Virginia Tech dominated North Carolina on their way to a 59-7 victory that was their largest margin of victory in an ACC game. Check out our takeaways from Saturday’s blowout victory here.
1. Is there a defensive weakness?
Virginia Tech’s defense had its best performance of the season against North Carolina. The Hokies held the Tar Heels to 172 yards of offense while forcing three turnovers and scoring two touchdowns off those turnovers. The Hokies were dominant all around as UNC completed only 8 of their 22 passes while VT held UNC’s rushing game to 1.3 yards per carry.
It was an all-around dominant performance from the Virginia Tech defense that makes you wonder if there is a weakness on this defense. The answer is absolutely no.
Virginia Tech’s pass rush had been solid through the first six games, but broke out Saturday with 6 sacks and lots of pressure. The Hokies’ pass rush forced plenty of scrambles from the UNC QBs with both Chazz Surratt and Brandon Harris being able to negate their losses a couple of times, but nothing more than that.
Tim Settle and Ricky Walker were overwhelming up the middle throughout while Trevon Hill is continuing to come into his own as a pass rusher. Mook Reynolds also continues to be underrated as a blitzer as he was able to get a hit on Surratt unblocked that led to the fumble returned for a TD by Ricky Walker seconds later.
2. Joey Slye’s kicking continues to be an issue.
Joey Slye’s kicking struggles continued as he went 1-for-2 on field goals and had a close call with an extra point. His field goal miss was from 47 yards but for a guy who has been kicking for four years, his long-range accuracy hasn’t developed as hoped. It was positive to see Slye make his second field goal but even in his warm-ups, it’s clear that Slye’s confidence is low at best.
The Hokies have been fortunate to avoid any close games where Slye could have been decisive since their season-opening win against West Virginia. However, the Hokies are going to need Slye to regain the confidence that made him one of the best kickers in the ACC during the first three seasons of his collegiate career.
A kicker’s head may be the most important thing, more than his form or leg strength. Slye has always had the kicking talent but right now, he lacks the mental game that he needs to be a productive kicker. If he can get the mental side of his game right, you can expect his performance to pick back up.

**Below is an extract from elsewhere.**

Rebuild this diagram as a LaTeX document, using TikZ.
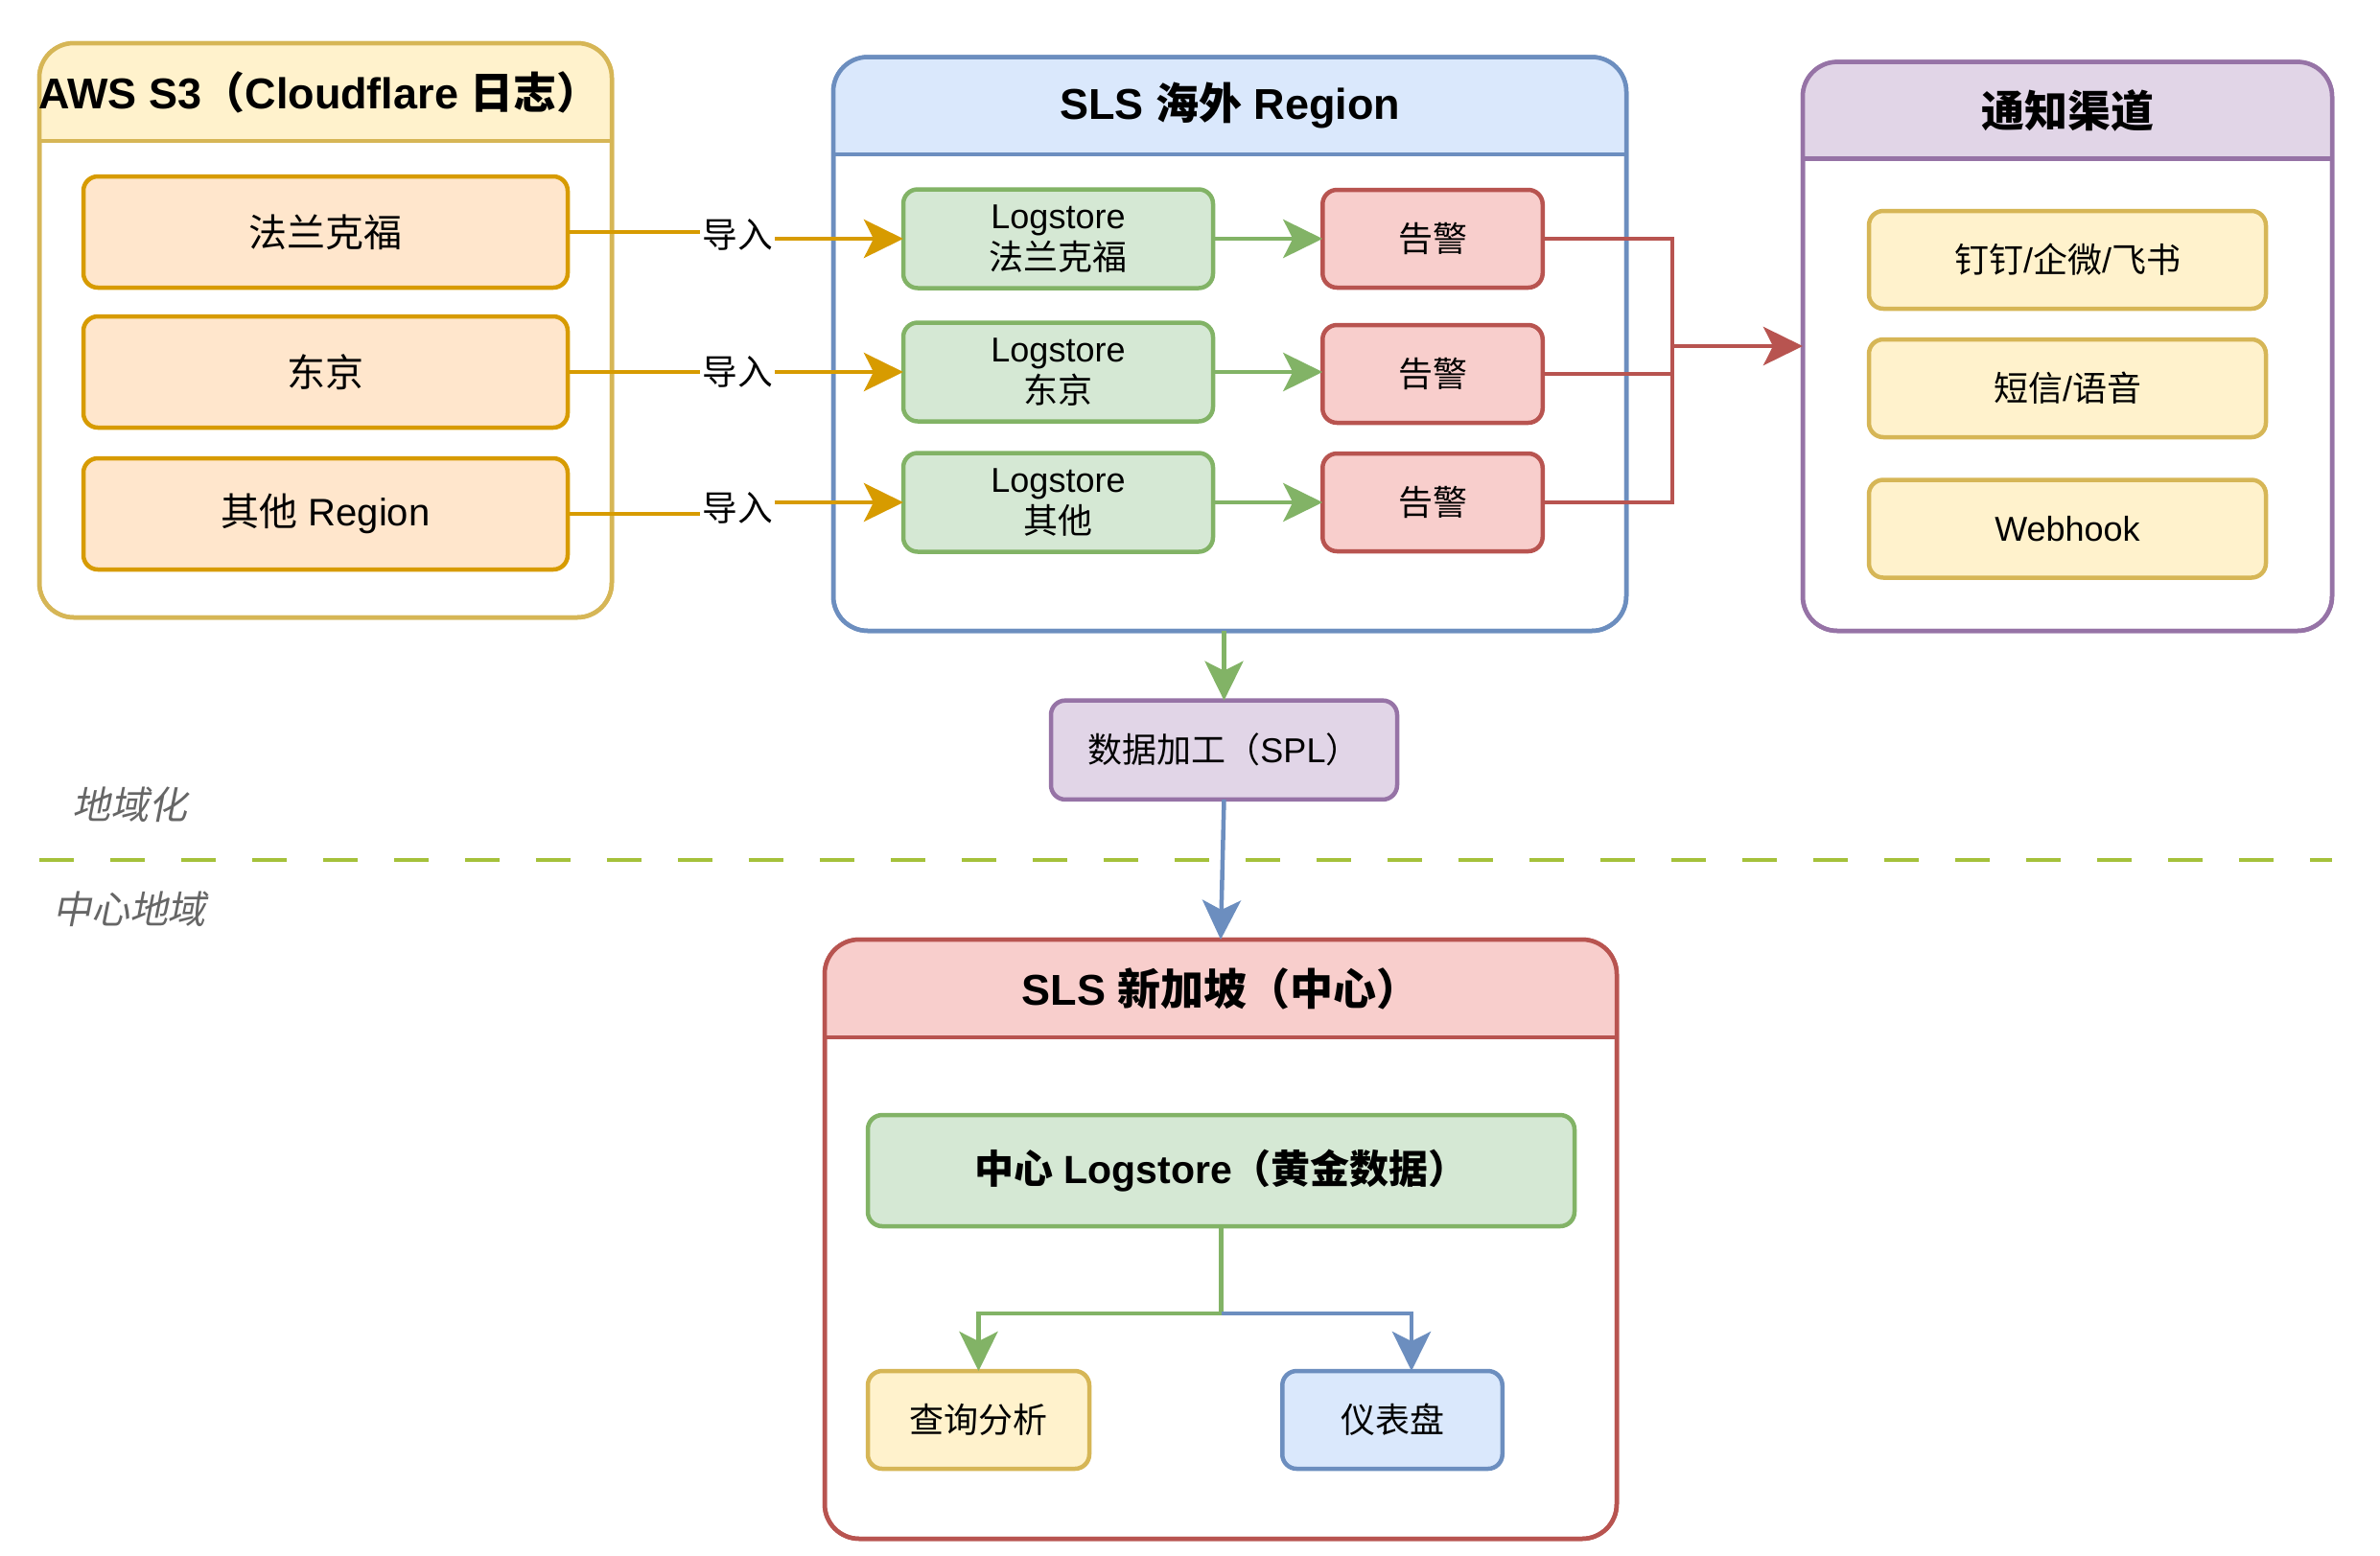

If Slye keeps struggling, Justin Fuente may be forced to see what other options he has via backup kicker Brian Johnson and backup punter Jordan Stout who has experience as a kicker in high school. Virginia Tech would rather not get to that point, but Slye could force their hand if he keeps struggling.
3. Offense continues to struggle early.
Virginia Tech’s offense struggled again in the first quarter, failing to score a single point while the Hokies’ defense and special teams had the first two touchdowns of the game. The offense did get going in the second quarter and was firing on all cylinders by the end of the first half, but the early struggles continue to be an issue.
Virginia Tech has relied on their dominant defense early, and they’ve been able to get away with slow starts in most games this year. However, they weren’t able to get away with that in their game against Clemson and can’t afford to have those same problems in the coming weeks with games at Miami and Georgia Tech looming.
Part of that has been due to poor red zone offense with VT sputtering in the red zone against Old Dominion being a great example of this. Part of this has also been due to some field goal kicking problems as we mentioned above. Either way, the Hokies’ offense has struggled in the first quarter in most games, and have benefited heavily from their strong defense to allow the offense to find their rhythm.
While that defense isn’t going to decline anytime soon, the Hokies do need their offense to get off to better starts especially with tougher competition looming. However, Josh Jackson and the Hokies’ offense have shown the ability to get off to better starts at times including against ECU to an extent. If the Hokies can find some early offensive production, Virginia Tech can take the next step and allow their defense to not be on the field as much early in the game.
Extra Point: Justin Fuente and Larry Fedora don’t like each other.
Justin Fuente and Larry Fedora respect each other, but it became clear Saturday that they don’t like each other. Once the game was out of hand, Fuente did bring in his backups on offense but twice when the Hokies were up by more than 40, Fuente went for it on fourth down. Those decisions were very unusual and a sign that while the two respect each other, they don’t like each other.
If you re-watch the final seconds of the game, you’ll also see one of the quickest handshakes of the season between Justin Fuente and Larry Fedora. The two coaches don’t like each other and were ready for war on Saturday. Of course, Fuente had a lot more firepower for this game, and it showed with the Hokies by their largest margin of victory against an ACC team since joining the ACC.
That bad blood likely has come on the recruiting trail as Fuente has gone to war with Fedora and all of the North Carolina schools. Meanwhile, Fedora has made a push into Virginia similar to that with both coaches having success against the other on their home turf.
Justin Fuente and Larry Fedora definitely respect each other, but that doesn’t mean they like each other. Based on what we saw and heard Saturday, there is definitely a rivalry brewing between Fuente and Fedora.